Photo by Peter Gannushkin |
A man’s shirt and a pack of cigarettes - that was the prize for the 16-year-old winner of a Zurich amateur jazz festival in 1957. That a woman could win the competition was simply unthinkable for the organizers at the time. When Irène Schweizer entered the world’s jazz stages, times were still different - especially for women.
Irène Schweizer was born June 2, 1941 in Schaffhausen, Switzerland. She grew up in a pub owner’s family in her home town and after her first attempts on the accordion she discovered the piano and the drums and joined the Crazy Stokers, a Dixieland band, at the age of 16. In 1957, that alone was a sensation. Shortly after that she landed in the top ranks at the aforementioned Zurich Amateur Jazz Festival playing soul jazz and hardbop. One might image how the jaws of many men in the audience dropped when they heard her play.
A little later, Schweizer attended a language school in Great Britain, where she immersed herself in the London jazz scene (mainly Ronnie Scott’s club), before returning to Zurich. At the “Africana“ jazz club she met drummer Mani Neumeier and bassist Uli Trepte, who also formed her first trio. When the two men converted to rock music in 1968, Schweizer’s long-time collaboration with drummer Pierre Favre began. Their music sounded increasingly wild and free, which earned the pianist invitations to the Total Music Meeting in Berlin - the annual pilgrimage site for free jazz fans, which was organized by the FMP people around Jost Gebers. As a woman, however, she was on her own and had to assert herself against the male alpha dogs, which resulted in her more playful, sensitive style. Nevertheless, she managed to prevail, an incredible personal and musical achievement that cannot be overstated in retrospect.
Since that time Schweizer was a regular guest on the avant-garde stages in Berlin, Willisau, Chicago and New York, she has played with Don Cherry, Louis Moholo, Hamid Drake, Andrew Cyrille and George Lewis, her solo performances show her as a leading pianist of European jazz.

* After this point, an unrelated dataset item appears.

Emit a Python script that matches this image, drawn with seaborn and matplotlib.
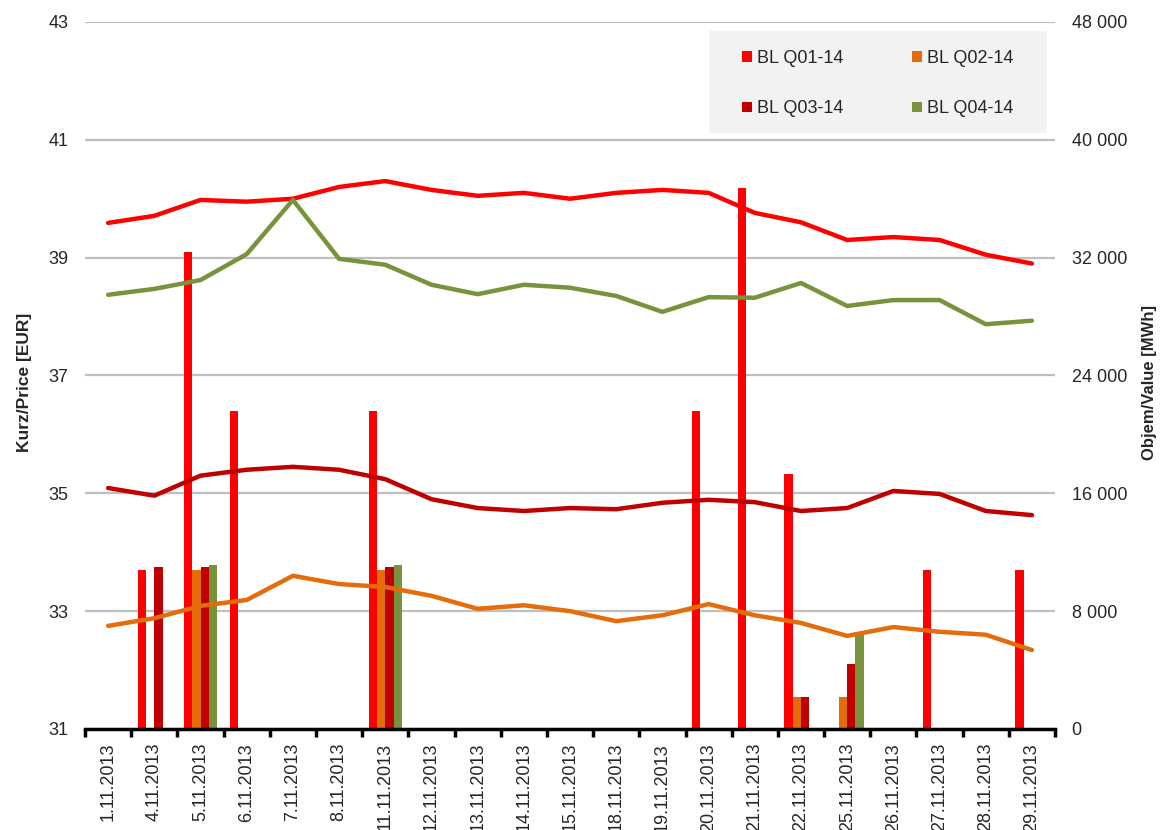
import matplotlib.pyplot as plt
import matplotlib.ticker as mticker
import numpy as np
import pandas as pd
import seaborn as sns
from matplotlib.patches import Rectangle

# data
dates = ["1.11.2013", "4.11.2013", "5.11.2013", "6.11.2013", "7.11.2013",
         "8.11.2013", "11.11.2013", "12.11.2013", "13.11.2013", "14.11.2013",
         "15.11.2013", "18.11.2013", "19.11.2013", "20.11.2013", "21.11.2013",
         "22.11.2013", "25.11.2013", "26.11.2013", "27.11.2013", "28.11.2013",
         "29.11.2013"]
contracts = ["BL Q01-14", "BL Q02-14", "BL Q03-14", "BL Q04-14"]
colors = ["#FF0000", "#E46C0A", "#C00000", "#77933C"]

# prices [EUR]
q1_price = [39.59, 39.71, 39.98, 39.95, 40.0, 40.2, 40.3, 40.15, 40.05, 40.1,
            40.0, 40.1, 40.15, 40.1, 39.76, 39.6, 39.3, 39.35, 39.3, 39.05, 38.9]
q2_price = [32.75, 32.88, 33.09, 33.19, 33.6, 33.46, 33.41, 33.26, 33.04, 33.1,
            33.0, 32.83, 32.93, 33.12, 32.93, 32.8, 32.58, 32.73, 32.65, 32.6, 32.34]
q3_price = [35.09, 34.96, 35.3, 35.4, 35.45, 35.4, 35.24, 34.9, 34.75, 34.7,
            34.75, 34.73, 34.84, 34.89, 34.85, 34.7, 34.75, 35.04, 34.99, 34.7, 34.63]
q4_price = [38.37, 38.47, 38.62, 39.06, 39.98, 38.98, 38.88, 38.54, 38.38, 38.54,
            38.49, 38.35, 38.08, 38.33, 38.32, 38.57, 38.18, 38.28, 38.28, 37.87, 37.93]

# volumes [MWh]
q1_vol = [0, 10800, 32400, 21600, 0, 0, 21600, 0, 0, 0,
          0, 0, 0, 21600, 36700, 17300, 0, 0, 10800, 0, 10800]
q2_vol = [0, 0, 10800, 0, 0, 0, 10800, 0, 0, 0,
          0, 0, 0, 0, 0, 2200, 2200, 0, 0, 0, 0]
q3_vol = [0, 11000, 11000, 0, 0, 0, 11000, 0, 0, 0,
          0, 0, 0, 0, 0, 2200, 4400, 0, 0, 0, 0]
q4_vol = [0, 0, 11100, 0, 0, 0, 11100, 0, 0, 0,
          0, 0, 0, 0, 0, 0, 6400, 0, 0, 0, 0]

palette = dict(zip(contracts, colors))

vol = pd.DataFrame({"date": dates, contracts[0]: q1_vol, contracts[1]: q2_vol,
                    contracts[2]: q3_vol, contracts[3]: q4_vol})
vol = vol.melt(id_vars="date", var_name="contract", value_name="volume")

price = pd.DataFrame({"pos": np.arange(len(dates)), contracts[0]: q1_price,
                      contracts[1]: q2_price, contracts[2]: q3_price,
                      contracts[3]: q4_price})
price = price.melt(id_vars="pos", var_name="contract", value_name="price")

sns.set_theme(style="white")
plt.rcParams["font.family"] = ["Liberation Sans", "DejaVu Sans"]

fig = plt.figure(figsize=(11.65, 8.3), dpi=100)
ax = fig.add_axes([0.073, 0.1217, 0.8326, 0.8518])
ax2 = ax.twinx()

# volume bars on the right axis
sns.barplot(data=vol, x="date", y="volume", hue="contract", order=dates,
            hue_order=contracts, palette=palette, width=0.72, saturation=1,
            linewidth=0, ax=ax2)
handles, labels = ax2.get_legend_handles_labels()
ax2.get_legend().remove()

# price lines on the left axis, drawn above the bars
sns.lineplot(data=price, x="pos", y="price", hue="contract",
             hue_order=contracts, palette=palette, linewidth=3.2, sort=False,
             legend=False, ax=ax)
ax.set_zorder(ax2.get_zorder() + 1)
ax.patch.set_visible(False)

ax.set_xlim(-0.5, len(dates) - 0.5)
ax.set_ylim(31, 43)
ax.set_yticks(np.arange(31, 44, 2))
ax2.set_ylim(0, 48000)
ax2.set_yticks(np.arange(0, 48001, 8000))
ax2.yaxis.set_major_formatter(
    mticker.FuncFormatter(lambda v, p: f"{int(v):,}".replace(",", " ")))

ax.set_xticks(np.arange(len(dates)))
ax.set_xticklabels(dates, rotation=90, fontsize=13)
ax.set_xticks(np.arange(len(dates) + 1) - 0.5, minor=True)
ax.tick_params(axis="x", which="major", length=0, pad=10)
ax.tick_params(axis="x", which="minor", length=6, width=2.5, color="black",
               direction="out", bottom=True)
ax.tick_params(axis="y", length=0, pad=12, labelsize=13)
ax2.tick_params(axis="y", length=0, pad=12, labelsize=13)

ax2.yaxis.grid(True, color="#BFBFBF", linewidth=1.6)
ax2.set_axisbelow(True)
ax.grid(False)

for s in ["top", "left", "right"]:
    ax.spines[s].set_visible(False)
for s in ax2.spines.values():
    s.set_visible(False)
ax.spines["bottom"].set_color("black")
ax.spines["bottom"].set_linewidth(2.5)

ax.set_xlabel("")
ax2.set_xlabel("")
ax.set_ylabel("Kurz/Price [EUR]", fontsize=12.5, fontweight="bold")
ax2.set_ylabel("Objem/Value [MWh]", fontsize=12, fontweight="bold")
ax.yaxis.set_label_coords(-0.055, 0.49)
ax2.yaxis.set_label_coords(1.09, 0.49)

# legend on a light grey panel
fig.add_artist(Rectangle((0.6086, 0.8398), 0.290, 0.1229,
                         transform=fig.transFigure, facecolor="#F2F2F2",
                         edgecolor="none", zorder=2))
order = [0, 2, 1, 3]
fig.legend([handles[i] for i in order], [labels[i] for i in order], ncol=2,
           loc="upper left", bbox_to_anchor=(733 / 1165, 1 - 41 / 830),
           frameon=False, fontsize=13, handlelength=0.55, handleheight=0.55,
           handletextpad=0.3, columnspacing=3.78, labelspacing=1.85,
           borderpad=0)

fig.savefig("out.png", dpi=100)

In the last years of her career, she was finally deemed worthy of playing in the temples of high culture, a late triumph.
Schweizer, unlike other jazz musicians, has not recorded for many different labels; almost her entire oeuvre is available on FMP and Intakt. However, her debut Santana with Pierre Favre on drums and Peter Kowald on bass was released on Pip in 1969 before Jost Gebers reissued it on FMP in 1979. More classics are her two FMP recordings with Rüdiger Carl (sax, clarinets) and Louis Moholo (drums): Messer (1976) and Tuned Boots (1978). Her solo recordings Wilde Senoritas (FMP, 1977) and Hexensabbat (FMP, 1978). Since the mid-1980s she has recorded almost exclusively for the Swiss label Intakt, and although these recordings no longer have the power and energy of the early recordings, her duo with Louis Moholo Irène Schweizer & Louis Moholo (1987) and Where's Africa with Omi Ziegel (saxophone, vocals) are truly excellent albums.
In the last years of her life Irène Schweizer lived in a retirement home, she could no longer perform. But anyone who saw her at her last performances, such as in 2017 at the Neumarkt Theater in Zurich with Louis Moholo-Moholo, and how much joy she exuded in playing even at an advanced age, and how she was celebrated by her - predominantly female - fans, can guess what a loss she is to the free jazz community.
Watch her solo at a festival in her hometown Schaffhausen in 2008:
5 comments:
How strange. Just today, unaware of her passing, I was listening to two of her duet recordings with Pierre Favre. RIP, Ms. Schweizer.
Very, very sad - thanks for the nice write-up.
A small detail: Patrik Landolt initially founded Intakt with the purpose to document this amazing pianist whom nobody else in the business seemed interested in documenting.
Thanks Martin, a sad loss.
Perhaps Irène Schweizer’s greatest achievements were her duo recordings with various drummers which are masterclasses in the medium – Hamid Drake, Louis Moholo, Pierre Favre, Han Bennick, Günter Sommer, and Andrew Cyrille, all recommended. Also, her work in Barry Guy’s LJCO and Les Diaboliques, the madcap trio with Maggie Nicols and Joëlle Léandre.
Thanks, Martin, always good to have your words at times like these.
What a loss. Thanks for your words, Martin!